“These are the secret Pentagon photos of the first prisoners at Guantánamo Bay.” That was the headline on a social media site recently. It is not unusual to see the word “secret” in some attention-grabbing headline on social media but we can’t help but think every time we see the word in a headline, ‘How can it be secret when it is all over the internet?” That question will probably go unanswered in our lifetime, along with a number of other catch words that are overused in a effort to grab attention to a particular article.
The Libertarian Party last had statewide ballot access in Alabama in 2002. This year the party has certified 69 candidates for the November general election, including candidates for the U.S. Senate, governor, and seven other statewide races. Listening to quotes from their leaders, they apparently don’t expect to win, with comments such as “getting 20% of the vote”, etc. That doesn’t mean their candidates are not qualified. It is an admission that American voters tend to vote for the person they think will win! We probably fall into that category as well but have been known to cast protest votes against the candidate from the two leading political parties! It doesn’t help anything but our inner satisfaction.

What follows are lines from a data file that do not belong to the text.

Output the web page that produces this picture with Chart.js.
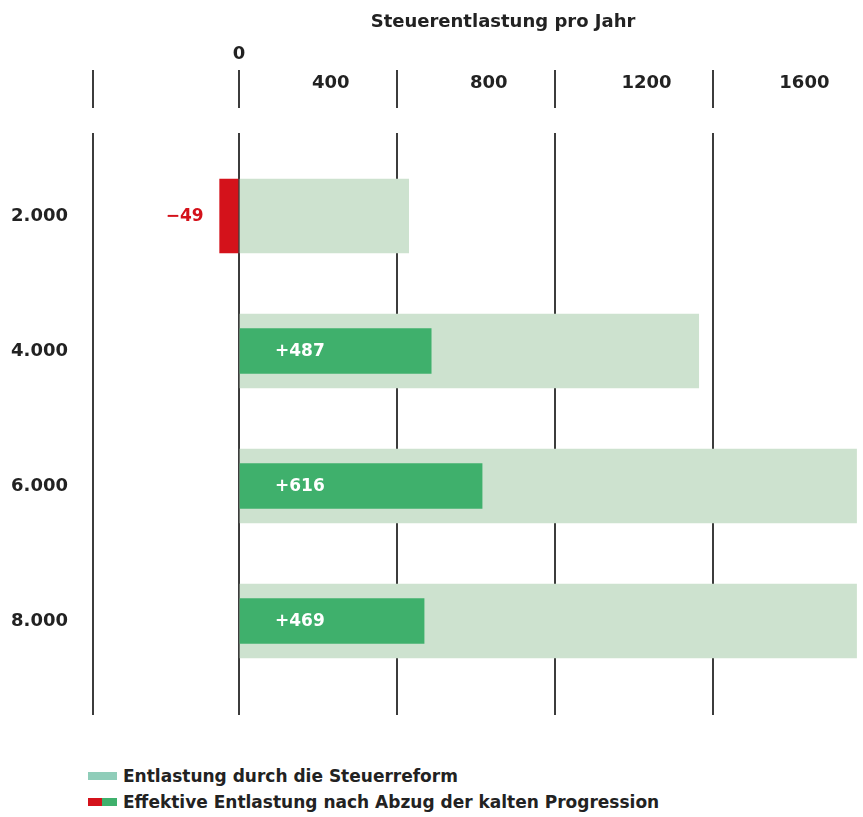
<!DOCTYPE html>
<html lang="de">
<head>
<meta charset="utf-8">
<title>Steuerentlastung pro Jahr</title>
<script src="https://cdn.jsdelivr.net/npm/chart.js@4.4.1/dist/chart.umd.min.js"></script>
<style>
  html, body { margin: 0; padding: 0; background: #fff; }
  #wrap { position: relative; width: 863px; height: 817px; overflow: hidden; }
  #grafica { position: absolute; left: 0; top: 0; }
  #legende { position: absolute; left: 88px; top: 763px; font: bold 17px "DejaVu Sans", sans-serif; color: #222; }
  .eintrag { height: 26px; line-height: 26px; white-space: nowrap; }
  .farbe { display: inline-block; width: 29px; height: 8px; vertical-align: middle; margin: -2px 6px 0 0; }
</style>
</head>
<body>
<div id="wrap">
  <canvas id="grafica" width="913" height="740"></canvas>
  <div id="legende"></div>
</div>
<script>
// Daten
const kategorien = ['2.000', '4.000', '6.000', '8.000'];
const entlastungReform = [430, 1165, 1565, 1565];
const entlastungEffektiv = [-49, 487, 616, 469];
const gitterWerte = [-370, 0, 400, 800, 1200, 1600];
const achsenBeschriftung = ['400', '800', '1200', '1600'];
const serienNamen = ['Entlastung durch die Steuerreform', 'Effektive Entlastung nach Abzug der kalten Progression'];

const farbeHell = '#cde2cf';
const farbeLegende = '#8fcdb9';
const farbeGruen = '#3fb06c';
const farbeRot = '#d4121b';
const farbeText = '#222';
const farbeGitter = '#3c3c3c';

const xMin = -370, xMax = 1708;
const yMin = -0.615, yMax = 3.696;

const schrift = { family: '"DejaVu Sans", sans-serif', size: 18, weight: 'bold', lineHeight: 1 };

// Legende unter der Grafik
const legende = document.getElementById('legende');
const swatches = [farbeLegende, 'linear-gradient(90deg,' + farbeRot + ' 0 50%,' + farbeGruen + ' 50% 100%)'];
serienNamen.forEach(function(name, i) {
    let zeile = document.createElement('div');
    zeile.className = 'eintrag';
    let box = document.createElement('span');
    box.className = 'farbe';
    box.style.background = swatches[i];
    zeile.appendChild(box);
    zeile.appendChild(document.createTextNode(name));
    legende.appendChild(zeile);
});

// Zahlen an den Balken
const wertBeschriftung = {
    id: 'wertBeschriftung',
    afterDatasetsDraw(chart) {
        const ctx = chart.ctx;
        ctx.save();
        ctx.font = 'bold 17px "DejaVu Sans", sans-serif';
        ctx.textBaseline = 'middle';
        [1, 2].forEach(function(d) {
            const meta = chart.getDatasetMeta(d);
            meta.data.forEach(function(bar, j) {
                const wert = chart.data.datasets[d].data[j].x;
                if (wert < 0) {
                    ctx.fillStyle = farbeRot;
                    ctx.textAlign = 'right';
                    ctx.fillText('\u2212' + Math.abs(wert), bar.x - 16, bar.y + 1);
                } else {
                    ctx.fillStyle = '#fff';
                    ctx.textAlign = 'left';
                    ctx.fillText('+' + wert, bar.base + 35, bar.y + 1);
                }
            });
        });
        ctx.restore();
    }
};

function ohnePadding(scale) {
    scale.paddingLeft = 0;
    scale.paddingRight = 0;
    scale.paddingTop = 0;
    scale.paddingBottom = 0;
}

const ctx = document.getElementById('grafica').getContext('2d');
new Chart(ctx, {
    type: 'bar',
    data: {
        datasets: [{
            label: serienNamen[0],
            data: entlastungReform.map((v, i) => ({ x: v, y: i })),
            backgroundColor: farbeHell,
            barThickness: 74,
            grouped: false,
            order: 2
        }, {
            label: serienNamen[1],
            data: entlastungEffektiv.map((v, i) => ({ x: v, y: i })).filter(p => p.x < 0),
            backgroundColor: farbeRot,
            barThickness: 74,
            grouped: false,
            order: 1
        }, {
            label: serienNamen[1],
            data: entlastungEffektiv.map((v, i) => ({ x: v, y: i })).filter(p => p.x > 0),
            backgroundColor: farbeGruen,
            barThickness: 45,
            grouped: false,
            order: 1
        }]
    },
    options: {
        indexAxis: 'y',
        responsive: false,
        animation: false,
        layout: { padding: { top: 0, left: 0, right: 0, bottom: 25 } },
        plugins: {
            legend: { display: false },
            tooltip: { enabled: false }
        },
        scales: {
            y: {
                type: 'linear',
                reverse: true,
                offset: false,
                bounds: 'data',
                min: yMin,
                max: yMax,
                afterBuildTicks: s => {
                    s.ticks = kategorien.map((k, i) => ({ value: i }));
                    s.min = yMin;
                    s.max = yMax;
                },
                afterFit: s => { s.width = 93; ohnePadding(s); },
                ticks: { callback: v => kategorien[v], font: schrift, color: farbeText, padding: 25 },
                grid: { display: false, drawTicks: false, offset: false },
                border: { display: false }
            },
            x: {
                type: 'linear',
                position: 'top',
                weight: 0,
                bounds: 'data',
                min: xMin,
                max: xMax,
                afterBuildTicks: s => {
                    s.ticks = gitterWerte.map(v => ({ value: v }));
                    s.min = xMin;
                    s.max = xMax;
                },
                afterFit: s => { s.height = 63; ohnePadding(s); },
                ticks: {
                    callback: v => achsenBeschriftung.includes(String(v)) ? String(v) : '',
                    labelOffset: -66,
                    padding: -22,
                    autoSkip: false,
                    maxRotation: 0,
                    font: schrift,
                    color: farbeText
                },
                grid: {
                    color: farbeGitter,
                    lineWidth: 2,
                    drawTicks: true,
                    tickLength: 63,
                    tickBorderDash: [38, 25],
                    tickColor: farbeGitter,
                    tickWidth: 2
                },
                border: { display: false }
            },
            xt: {
                type: 'linear',
                position: 'top',
                weight: 1,
                bounds: 'data',
                min: xMin,
                max: xMax,
                afterBuildTicks: s => {
                    s.ticks = [{ value: 0 }];
                    s.min = xMin;
                    s.max = xMax;
                },
                afterFit: s => { s.height = 70; ohnePadding(s); },
                ticks: { callback: v => String(v), font: schrift, color: farbeText, padding: 7, maxRotation: 0 },
                grid: { display: false, drawTicks: false },
                border: { display: false },
                title: {
                    display: true,
                    text: 'Steuerentlastung pro Jahr',
                    font: schrift,
                    color: farbeText,
                    padding: { top: 13, bottom: 0 }
                }
            }
        }
    },
    plugins: [wertBeschriftung]
});
</script>
</body>
</html>
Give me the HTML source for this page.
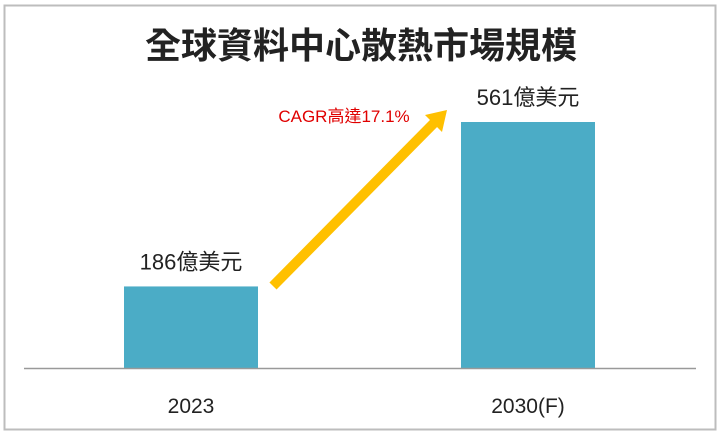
<!DOCTYPE html>
<html><head><meta charset="utf-8"><style>
html,body{margin:0;padding:0;background:#fff;}
svg{display:block;font-family:"Liberation Sans","Noto Sans CJK TC",sans-serif;}
</style></head><body>
<svg width="720" height="435" viewBox="0 0 720 435">
<rect x="4.5" y="5.5" width="711" height="424" fill="#fff" stroke="#bdbdbd" stroke-width="2"/>
<text x="361" y="58" text-anchor="middle" font-size="36" font-weight="bold" fill="#222">全球資料中心散熱市場規模</text>
<g id="bars"></g>
<line x1="24" y1="368.5" x2="696" y2="368.5" stroke="#999" stroke-width="1.5"/>
<g>
<line x1="273" y1="286" x2="436" y2="121" stroke="#FFC000" stroke-width="10"/>
<polygon points="447,110 425,115 442,132" fill="#FFC000"/>
</g>
<text x="344" y="122" text-anchor="middle" font-size="17" fill="#e00000">CAGR高達17.1%</text>
</svg>
<script>
const categories = ["2023", "2030(F)"];
const values = [186, 561];
const valueLabels = ["186億美元", "561億美元"];
const baseY = 368, scale = 246 / 561;
const xLeft = [124, 461], barW = 134;
const g = document.getElementById('bars');
const ns = 'http://www.w3.org/2000/svg';
values.forEach((v, i) => {
  const h = v * scale;
  const r = document.createElementNS(ns, 'rect');
  r.setAttribute('x', xLeft[i]); r.setAttribute('y', baseY - h);
  r.setAttribute('width', barW); r.setAttribute('height', h);
  r.setAttribute('fill', '#4BACC6');
  
  
  g.appendChild(r);
  const t = document.createElementNS(ns, 'text');
  t.setAttribute('x', xLeft[i] + barW / 2); t.setAttribute('y', baseY - h - 17);
  t.setAttribute('text-anchor', 'middle'); t.setAttribute('font-size', '22'); t.setAttribute('fill', '#222');
  t.textContent = valueLabels[i];
  
  
  g.appendChild(t);
  const c = document.createElementNS(ns, 'text');
  c.setAttribute('x', xLeft[i] + barW / 2); c.setAttribute('y', 413);
  c.setAttribute('text-anchor', 'middle'); c.setAttribute('font-size', '21'); c.setAttribute('fill', '#222');
  c.textContent = categories[i];
  
  
  g.appendChild(c);
});
</script>
</body></html>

Voters are reminded that Alabama has the runoff election next week (Tuesday). The two main races we see are the U. S. Senate race with Katie Boyd Britt and Mo Brooks. We predict Coffee County native Katie will win that one. She carried most of the counties, except for those around Brook’s home in the Huntsville area. Pike County’s former Probate Judge Wes Allen is facing off against State Auditor Jim Ziegler for the Secretary of State nomination. Republican voters will also have votes for State Auditor with Stan Cooke and Andrew Sorrell in the race. Public Service Commission has two slots in this run-off. Place #1 has Jeremy H. Oden facing Brent Woodall and Place Two has Chip Beeker facing Robert L. McCollum.
Democrats will only be voting in the Governor’s race with Yolunda Rochelle Flowers facing Malika Sanders Fortier. We know absolutely nothing about either of these candidates, so will not venture forth with any suggestions, except urge those who do vote in this race to please learn about each candidate before casting your vote! We expect a very, very low turnout of Democrats this time around, so those who do vote will have a larger than average impact on the outcome.
Alabama law limits voters to voting in the run-offs only in the party they voted in the first primary. Come November we can cross vote for candidates in all parties on the ballot . . . . plus write-ins votes for someone not on the ballot.